Una vez me lastimé jugando con mis hijas. Bueno, en realidad fueron varias, pero hubo una que fue grave: tuve una fisura en el codo y me corté la espinilla una tarde en un parque. Dejé de manejar como dos meses y tuve incapacidad laboral de un mes. Y es que volvía a ser niño, recordaba mi infancia, me encantaba estar con ellas; me divertía más que incluso yendo con amigos. Han crecido, desde luego.

La paternidad y maternidad dan mucha fuerza, una energía increíble. Esto último está más que estudiado: tanto el poder físico como el emocional. Derrotar a una mamá cuando lucha por un hijo es prácticamente imposible; lo hemos visto con el caso de las mujeres buscadoras de hijos por desaparición forzada: han preferido desaparecerlas para que no sigan con su búsqueda. Y muchos papás siguen este ejemplo.

En la medida en que nos hemos vuelto una sociedad más individualista y egoísta, tal parece que ser responsable de un hijo es una carga: nos limita, nos quita dinero, tiempo y vida. Desde luego, encaminar una vida, apoyarla y encauzarla es invertirle. Pero, ¿cómo agradecerle a la vida todo lo que nos da?, ¿a Dios? Realmente es más lo que recibimos de los hijos que aquello que les damos.

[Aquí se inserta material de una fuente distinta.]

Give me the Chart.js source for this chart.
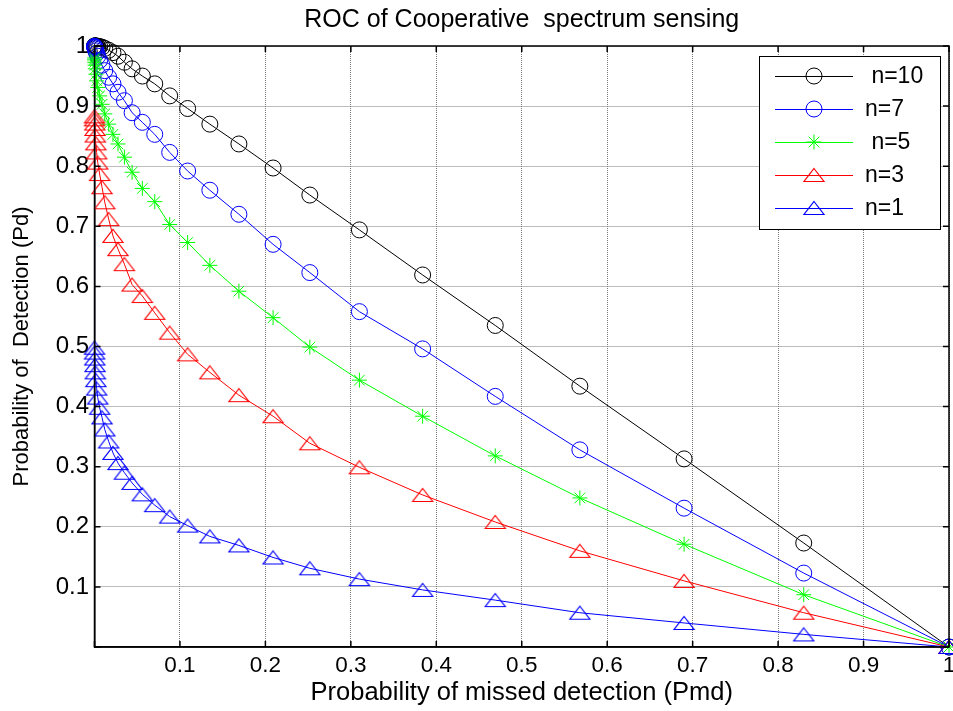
<!DOCTYPE html>
<html><head><meta charset="utf-8">
<script src="https://cdn.jsdelivr.net/npm/chart.js@4/dist/chart.umd.min.js"></script>
<style>html,body{margin:0;padding:0;background:#fff;}#wrap{width:953px;height:711px;}</style>
</head><body><div id="wrap"><canvas id="c" width="953" height="711"></canvas></div>
<script>
// ---- data ----
const titleText = 'ROC of Cooperative  spectrum sensing';
const xAxisTitle = 'Probability of missed detection (Pmd)';
const yAxisTitle = 'Probability of  Detection (Pd)';
const seriesLabels = [' n=10', 'n=7', ' n=5', 'n=3', 'n=1'];

const pmd = [1, 0.830, 0.690, 0.568, 0.469, 0.384, 0.310, 0.252, 0.209, 0.169, 0.135,
  0.109, 0.088, 0.0705, 0.056, 0.044, 0.035, 0.0275, 0.0216, 0.0166, 0.0120,
  0.0088, 0.0060, 0.0038, 0.0025, 0.0016, 0.0010, 0.0006, 0.0003, 0.0001, 0.00005, 0];
const pdN10 = [0, 0.173, 0.313, 0.434, 0.535, 0.619, 0.694, 0.752, 0.797, 0.837, 0.870,
  0.896, 0.917, 0.937, 0.950, 0.962, 0.973, 0.983, 0.989, 0.993, 0.996,
  0.998, 0.999, 0.9995, 1, 1, 1, 1, 1, 1, 1, 1];
const pdN7 = [0, 0.123, 0.231, 0.328, 0.417, 0.496, 0.558, 0.623, 0.670, 0.720, 0.760,
  0.792, 0.823, 0.853, 0.873, 0.889, 0.909, 0.923, 0.937, 0.948, 0.959,
  0.968, 0.976, 0.983, 0.988, 0.992, 0.995, 0.997, 0.998, 0.999, 0.9995, 1];
const pdN5 = [0, 0.087, 0.171, 0.248, 0.318, 0.384, 0.444, 0.499, 0.548, 0.592, 0.635,
  0.673, 0.703, 0.741, 0.763, 0.790, 0.815, 0.837, 0.853, 0.870, 0.887,
  0.903, 0.917, 0.931, 0.942, 0.953, 0.962, 0.968, 0.973, 0.977, 0.980, 1];
const pdN3 = [0, 0.057, 0.110, 0.160, 0.208, 0.253, 0.299, 0.339, 0.384, 0.419, 0.457,
  0.487, 0.523, 0.556, 0.584, 0.603, 0.637, 0.662, 0.684, 0.712, 0.740,
  0.765, 0.787, 0.806, 0.823, 0.838, 0.851, 0.862, 0.871, 0.878, 0.883, 1];
const pdN1 = [0, 0.021, 0.040, 0.057, 0.078, 0.095, 0.113, 0.131, 0.149, 0.169, 0.184,
  0.202, 0.217, 0.236, 0.254, 0.273, 0.290, 0.306, 0.323, 0.342, 0.362,
  0.382, 0.398, 0.415, 0.430, 0.444, 0.457, 0.469, 0.480, 0.490, 0.498, 1];

const xTickValues = [0, 0.1, 0.2, 0.3, 0.4, 0.5, 0.6, 0.7, 0.8, 0.9, 1];
const xTickLabels = ['', '0.1', '0.2', '0.3', '0.4', '0.5', '0.6', '0.7', '0.8', '0.9', '1'];
const yTickValues = [0, 0.1, 0.2, 0.3, 0.4, 0.5, 0.6, 0.7, 0.8, 0.9, 1];
const yTickLabels = ['', '0.1', '0.2', '0.3', '0.4', '0.5', '0.6', '0.7', '0.8', '0.9', '1'];

// ---- styling ----
const FONT = '"Liberation Sans", Arial, sans-serif';
function triangleMarker(color) {
  const c = document.createElement('canvas');
  c.width = 24; c.height = 18;
  const g = c.getContext('2d');
  g.strokeStyle = color; g.lineWidth = 1.2;
  g.beginPath();
  g.moveTo(12, 2.5); g.lineTo(22, 15.5); g.lineTo(2, 15.5); g.closePath();
  g.stroke();
  return c;
}
const seriesStyle = [
  {color: '#000000', pointStyle: 'circle', radius: 8},
  {color: '#0000ff', pointStyle: 'circle', radius: 8},
  {color: '#00ff00', pointStyle: 'star', radius: 7.5},
  {color: '#ff0000', pointStyle: triangleMarker('#ff0000'), radius: 8},
  {color: '#0000ff', pointStyle: triangleMarker('#0000ff'), radius: 8}
];
const seriesData = [pdN10, pdN7, pdN5, pdN3, pdN1];

const datasets = seriesData.map((arr, k) => ({
  label: seriesLabels[k],
  data: pmd.map((x, i) => ({x: x, y: arr[i]})),
  borderColor: seriesStyle[k].color,
  backgroundColor: 'rgba(0,0,0,0)',
  borderWidth: 1,
  pointStyle: seriesStyle[k].pointStyle,
  pointRadius: ctx => (ctx.dataIndex === pmd.length - 1 ? 0 : seriesStyle[k].radius),
  pointBorderColor: seriesStyle[k].color,
  pointBackgroundColor: 'rgba(0,0,0,0)',
  pointBorderWidth: 1,
  tension: 0,
  clip: false,
  order: 5 - k
}));

const boxAndTicks = {
  id: 'boxAndTicks',
  afterDatasetsDraw(chart) {
    const {ctx, chartArea: a, scales: {x, y}} = chart;
    ctx.save();
    ctx.strokeStyle = '#000';
    ctx.lineWidth = 1.5;
    ctx.strokeRect(a.left, a.top, a.right - a.left, a.bottom - a.top);
    ctx.beginPath();
    xTickValues.forEach(v => {
      const px = x.getPixelForValue(v);
      ctx.moveTo(px, a.bottom); ctx.lineTo(px, a.bottom - 6);
      ctx.moveTo(px, a.top); ctx.lineTo(px, a.top + 6);
    });
    yTickValues.forEach(v => {
      const py = y.getPixelForValue(v);
      ctx.moveTo(a.left, py); ctx.lineTo(a.left + 6, py);
      ctx.moveTo(a.right, py); ctx.lineTo(a.right - 6, py);
    });
    ctx.stroke();
    ctx.restore();
  }
};

const boxLegend = {
  id: 'boxLegend',
  afterDraw(chart) {
    const {ctx} = chart;
    const L = 759, T = 56, R = 940, B = 229;
    ctx.save();
    ctx.fillStyle = '#fff';
    ctx.fillRect(L, T, R - L, B - T);
    ctx.strokeStyle = '#000';
    ctx.lineWidth = 1;
    ctx.strokeRect(L + 0.5, T + 0.5, R - L, B - T);
    const rowY = [76, 109, 142, 175, 208];
    chart.data.datasets.forEach((ds, i) => {
      const yy = rowY[i];
      ctx.strokeStyle = ds.borderColor;
      ctx.lineWidth = 1;
      ctx.beginPath(); ctx.moveTo(775, yy + 0.5); ctx.lineTo(853, yy + 0.5); ctx.stroke();
      ctx.fillStyle = 'rgba(0,0,0,0)';
      Chart.helpers.drawPoint(ctx, {pointStyle: ds.pointStyle, radius: seriesStyle[i].radius, rotation: 0, borderWidth: 1}, 814, yy);
      ctx.fillStyle = '#000';
      ctx.font = '23px ' + FONT;
      ctx.textBaseline = 'middle';
      ctx.textAlign = 'left';
      ctx.fillText(ds.label, 865, yy + 1);
    });
    ctx.restore();
  }
};

new Chart(document.getElementById('c'), {
  type: 'line',
  data: {datasets: datasets},
  options: {
    responsive: false,
    animation: false,
    devicePixelRatio: 1,
    events: [],
    layout: {autoPadding: false, padding: {left: 0, right: 4, top: 0, bottom: 0}},
    plugins: {
      legend: {display: false},
      tooltip: {enabled: false},
      title: {
        display: true, text: titleText, color: '#000', fullSize: false,
        font: {family: FONT, size: 25, weight: 'normal', lineHeight: 1.1},
        padding: {top: 6.5, bottom: 12}
      }
    },
    scales: {
      x: {
        type: 'linear', min: 0, max: 1,
        afterBuildTicks: s => { s.ticks = xTickValues.map(v => ({value: v})); },
        afterFit: s => { s.height = 64; s.paddingLeft = 0; s.paddingRight = 0; },
        ticks: {
          callback: (v, i) => xTickLabels[i], color: '#000', padding: 4.8,
          maxRotation: 0, autoSkip: false,
          font: {family: FONT, size: 22.5, lineHeight: 1.2}
        },
        grid: {color: '#7a7a7a', lineWidth: 1, drawTicks: false},
        border: {display: true, color: '#000', width: 1.5, dash: [1, 1]},
        title: {
          display: true, text: xAxisTitle, color: '#000',
          font: {family: FONT, size: 25.5, lineHeight: 1.2},
          padding: {top: 0, bottom: 3}
        }
      },
      y: {
        type: 'linear', min: 0, max: 1,
        afterBuildTicks: s => { s.ticks = yTickValues.map(v => ({value: v})); },
        afterFit: s => { s.width = 94.5; s.paddingTop = 0; s.paddingBottom = 0; },
        ticks: {
          callback: (v, i) => yTickLabels[i], color: '#000', padding: 5.5,
          autoSkip: false,
          font: {family: FONT, size: 24, lineHeight: 1.2}
        },
        grid: {color: '#7a7a7a', lineWidth: 1, drawTicks: false},
        border: {display: true, color: '#000', width: 1.5, dash: [1, 1]},
        title: {
          display: true, text: yAxisTitle, color: '#000',
          font: {family: FONT, size: 22, lineHeight: 1.2},
          padding: {top: 9, bottom: 0}
        }
      }
    }
  },
  plugins: [boxAndTicks, boxLegend]
});
</script>
</body></html>
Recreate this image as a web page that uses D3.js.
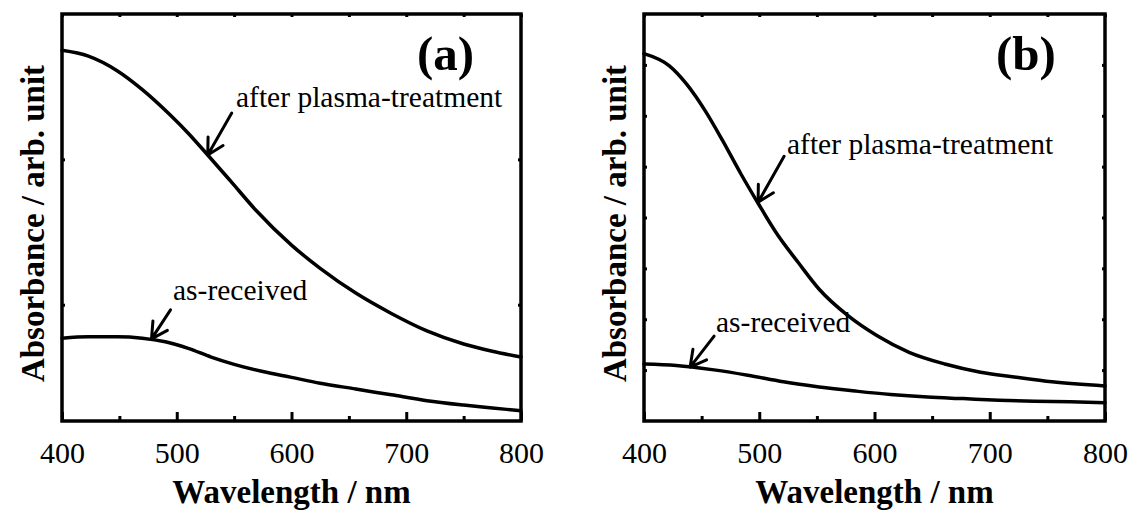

Por otro lado, en los estudios que se hacen sobre la felicidad, se ha demostrado que quienes más felices son, son las personas que ayudan a los demás. La labor de ser papá o mamá es precisamente esa: apoyar a otro ser humano a crecer de manera incondicional.

Claro que también ser responsable de otra vida tiene sus consecuencias, como preocuparse, no dormir bien, angustiarse, tener que pedir favores, sentir dolor cuando el otro sufre. Pero cuando se ama, así es. ¿Qué mejor que vivir por un hijo? ¿O nos queremos condenar a no sentir un amor incondicional?